I hear that. Some people will ruin a movie for you if they enthuse too much. But the unfortunate thing [either way] is, if we need people to stay at home and watch it live, then we're fucked.

Getting back to The Descendants: Since you were more known as an actor at the time you got the job to co-write the movie, how did the gig even come about?
Nat and I were talking to Alexander Payne about another project — The Way Back, now called The Way, Way Back — and our script for that was similar tonally and also tapped into a skewered family. He had already optioned the book The Descendants, and so he gave us the book to read and asked what we thought, and then he asked us to come aboard.
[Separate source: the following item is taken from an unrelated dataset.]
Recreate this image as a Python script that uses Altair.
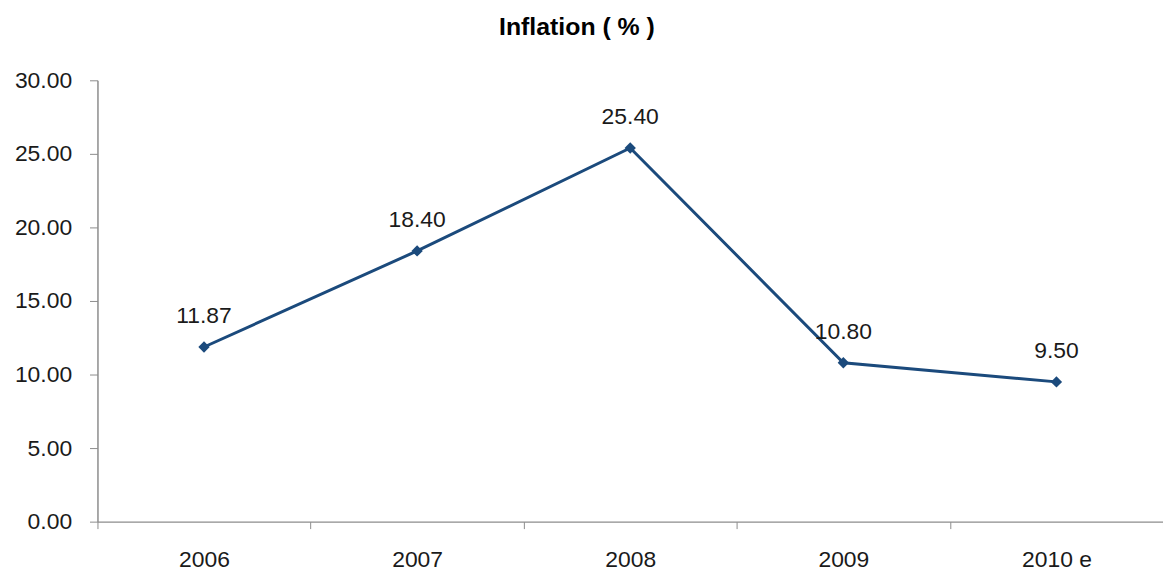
import altair as alt
import pandas as pd

years = ["2006", "2007", "2008", "2009", "2010 e"]
inflation = [11.87, 18.40, 25.40, 10.80, 9.50]
labels = ["11.87", "18.40", "25.40", "10.80", "9.50"]

df = pd.DataFrame({"year": years, "value": inflation, "label": labels})

FONT = "Liberation Sans"
LINE = "#1B4A7C"
AXIS = "#8C8C8C"

x = alt.X(
    "year:N",
    sort=years,
    title=None,
    scale=alt.Scale(type="band", paddingInner=0, paddingOuter=0),
    axis=alt.Axis(
        tickBand="extent",
        labelAngle=0,
        labelFont=FONT,
        labelFontSize=23,
        labelColor="#1a1a1a",
        labelPadding=20,
        tickSize=7,
        tickColor=AXIS,
        domainColor=AXIS,
        domainWidth=1.5,
        grid=False,
    ),
)
y = alt.Y(
    "value:Q",
    title=None,
    scale=alt.Scale(domain=[0, 30], nice=False),
    axis=alt.Axis(
        values=[0, 5, 10, 15, 20, 25, 30],
        format=".2f",
        labelFont=FONT,
        labelFontSize=23,
        labelColor="#1a1a1a",
        labelPadding=18,
        tickSize=8,
        tickColor=AXIS,
        domainColor=AXIS,
        domainWidth=1.5,
        grid=False,
    ),
)

base = alt.Chart(df).encode(x=x, y=y)

line = base.mark_line(color=LINE, strokeWidth=3)
points = base.mark_point(shape="diamond", filled=True, color=LINE, size=130, opacity=1)
text = base.mark_text(
    font=FONT, fontSize=23, color="#1a1a1a", baseline="alphabetic", dy=-24
).encode(text="label:N")

chart = (
    alt.layer(line, points, text)
    .properties(
        width=1072,
        height=444,
        background="white",
        autosize=alt.AutoSizeParams(type="none"),
        padding={"left": 90, "top": 71, "right": 0, "bottom": 60},
        title=alt.TitleParams(
            text="Inflation ( % )",
            font=FONT,
            fontSize=25,
            fontWeight="bold",
            color="#000000",
            anchor="start",
            frame="group",
            dx=404,
            offset=30,
        ),
    )
    .configure_view(stroke=None, strokeWidth=0)
)

chart.save("out.html", embed_options={"renderer": "svg", "actions": False})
So it really just fell into our lap.
 
What are some of the challenges with that book? Besides getting rid of the mom flashbacks?
Scottie [the youngest daughter in the movie] was much more of a presence, so we had to cut some of her scenes, like where she's doing things with her breasts, and how she was mimicking her mom, because her mom and her sister were models, and we took that out.

Did you have George Clooney in mind when you were writing?
No, but Alex did. And that worked for us!